In the warehouse, implementing a robust Distributed Order Management (DOM) system to coordinate and take out the manual labour of locating stock – can also free up employee time and boost productivity. An advanced DOM system works by ensuring your order management system (OMS) can divert orders to the appropriate inventory pool – depending on several factors – including delivery address and product type. This will have a significant impact on your ability to keep orders moving to meet consumer demand, despite a shrinking workforce.
Whilst not the right fit for every brand, in terms of cost-effectiveness and efficiency, another option is to turn to automation and robotics-powered solutions. These tools can take on a range of time-consuming – yet essential – tasks historically carried out by human workers. This can include adding more self-checkout terminals to physical stores and investing in more automation tools to update prices, effectively manage inventory and maintain shop floors. By implementing automation to perform these often-repetitive tasks, your intelligent workforce is then freed up to support with tasks that add value to the organisation and build brand loyalty.
Transparency around shortages
When considering warehouse space and labour shortages, the solutions can seem a little more obvious. But when faced with a lack of materials, this can feel impossible for brands to handle. Recently, the UK was hit with a shortage of cosmetics and skincare products due to a major drop in the availability of a key chemical, ethoxydiglycol, found in a host of household items as well as medications. As a result, prices of the compound increased almost tenfold, rising from £12/kilo to £103. In addition, minimum orders required by some wholesales rose to £100,000, leaving smaller companies unable to secure supplies.
Whilst aspects of material shortages may be out of the retailer’s control, it is possible to put measures and considerations in place to reduce the subsequent consequences. By having full visibility across all purchasing channels, brands can limit the problems that may occur that may hamper brand loyalty. Having the infrastructure in place that provides the required visibility and communicates real-time stock information to the eCommerce site avoids disappointment later down the line. Ensuring customer service agents are armed with up-to-date information and insights into any shortages and the impact this could have on delivery timescales is also vital when managing customer expectations.

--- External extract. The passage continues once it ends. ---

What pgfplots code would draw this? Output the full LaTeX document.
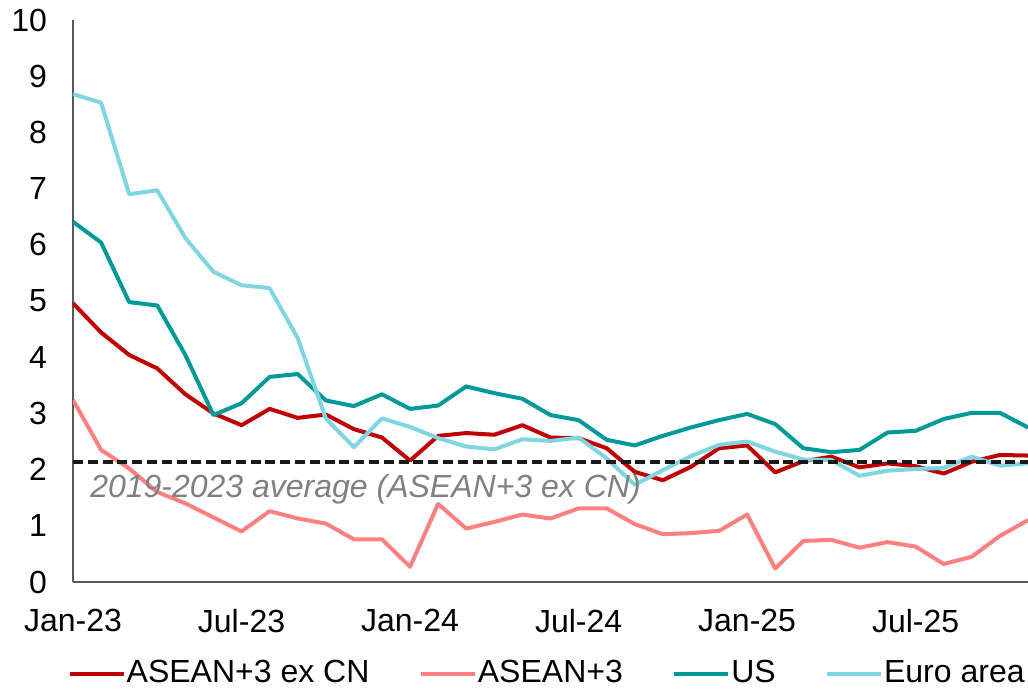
\documentclass[border=0pt]{standalone}
\usepackage{pgfplots}
\usepackage{pgfplotstable}
\pgfplotsset{compat=1.18}
\usepackage{fontspec}
\setmainfont{Liberation Sans}
\definecolor{cRed}{RGB}{192,0,0}
\definecolor{cPink}{RGB}{255,128,128}
\definecolor{cTeal}{RGB}{0,153,153}
\definecolor{cCyan}{RGB}{128,214,224}
\definecolor{cGray}{RGB}{128,128,128}

\pgfplotstableread{
i red pink us euro
0 4.96 3.24 6.41 8.68
1 4.44 2.35 6.04 8.53
2 4.04 2.02 4.98 6.90
3 3.80 1.60 4.92 6.97
4 3.34 1.40 4.04 6.12
5 3.00 1.15 2.97 5.52
6 2.79 0.90 3.18 5.28
7 3.08 1.26 3.65 5.23
8 2.92 1.13 3.70 4.34
9 2.98 1.04 3.23 2.91
10 2.72 0.76 3.13 2.40
11 2.57 0.76 3.34 2.91
12 2.16 0.27 3.08 2.76
13 2.60 1.39 3.14 2.56
14 2.65 0.95 3.48 2.41
15 2.62 1.07 3.36 2.36
16 2.79 1.20 3.26 2.54
17 2.57 1.13 2.97 2.51
18 2.56 1.31 2.88 2.57
19 2.38 1.31 2.53 2.20
20 1.96 1.03 2.43 1.73
21 1.81 0.85 2.60 1.99
22 2.05 0.87 2.75 2.24
23 2.38 0.91 2.88 2.44
24 2.43 1.20 2.99 2.50
25 1.95 0.24 2.81 2.32
26 2.15 0.73 2.38 2.18
27 2.23 0.75 2.31 2.17
28 2.04 0.61 2.35 1.89
29 2.11 0.71 2.66 1.98
30 2.06 0.63 2.69 2.01
31 1.93 0.32 2.90 2.03
32 2.14 0.45 3.01 2.23
33 2.26 0.82 3.01 2.07
34 2.25 1.10 2.75 2.11
}\datatable

\begin{document}
\fontsize{16pt}{19pt}\selectfont
\begin{tikzpicture}
\begin{axis}[
  at={(0,0)}, anchor=south west,
  scale only axis, width=477.5pt, height=281pt,
  xmin=0, xmax=34, ymin=0, ymax=10,
  axis x line*=bottom, axis y line*=left,
  axis line style={draw=black!65, line width=0.6pt},
  xtick={0,6,12,18,24,30},
  xticklabels={Jan-23,Jul-23,Jan-24,Jul-24,Jan-25,Jul-25},
  ytick={0,1,...,10},
  major tick length=0pt,
  tick style={draw=none},
  /pgf/number format/assume math mode=true,
  tick label style={font=\fontsize{16pt}{19pt}\selectfont, text=black},
  yticklabel style={xshift=-7.5pt},
  xticklabel style={yshift=-8pt},
  legend style={draw=none, fill=none, at={(0.496,-0.163)}, anchor=center,
    font=\fontsize{16pt}{19pt}\selectfont, legend columns=4,
    /tikz/every even column/.append style={column sep=24pt},
    nodes={inner sep=0.6pt}},
  legend image code/.code={\draw[#1] (0pt,0pt) -- (27pt,0pt);},
  every axis plot/.append style={line width=2pt, line join=round},
]
\addplot[cRed] table[x=i, y=red] {\datatable};
\addlegendentry{ASEAN+3 ex CN}
\addplot[cPink] table[x=i, y=pink] {\datatable};
\addlegendentry{ASEAN+3}
\addplot[cTeal] table[x=i, y=us] {\datatable};
\addlegendentry{US}
\addplot[cCyan] table[x=i, y=euro] {\datatable};
\addlegendentry{Euro area}
\addplot[black!90, line width=1.9pt, dash pattern=on 5pt off 2.4pt, forget plot] coordinates {(0,2.13) (34,2.13)};
\node[anchor=base west, text=cGray, font=\fontsize{16pt}{19pt}\selectfont\itshape, inner sep=0pt] at (axis cs:0.6,1.51) {2019-2023 average (ASEAN+3 ex CN)};
\end{axis}
\pgfresetboundingbox
\path (-36.5pt,-53.5pt) rectangle (477.5pt,291pt);
\end{tikzpicture}
\end{document}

Executing foresight is key for retailers and brands who wish to overcome the threat that these shortages are currently presenting. Implementing the strategies and technologies discussed here will not only enable brands to overcome the current adversities being faced, but also distinguish themselves from their competitors. Brands that do so can aid growth in the long run whilst building resilience for future periods of uncertainty.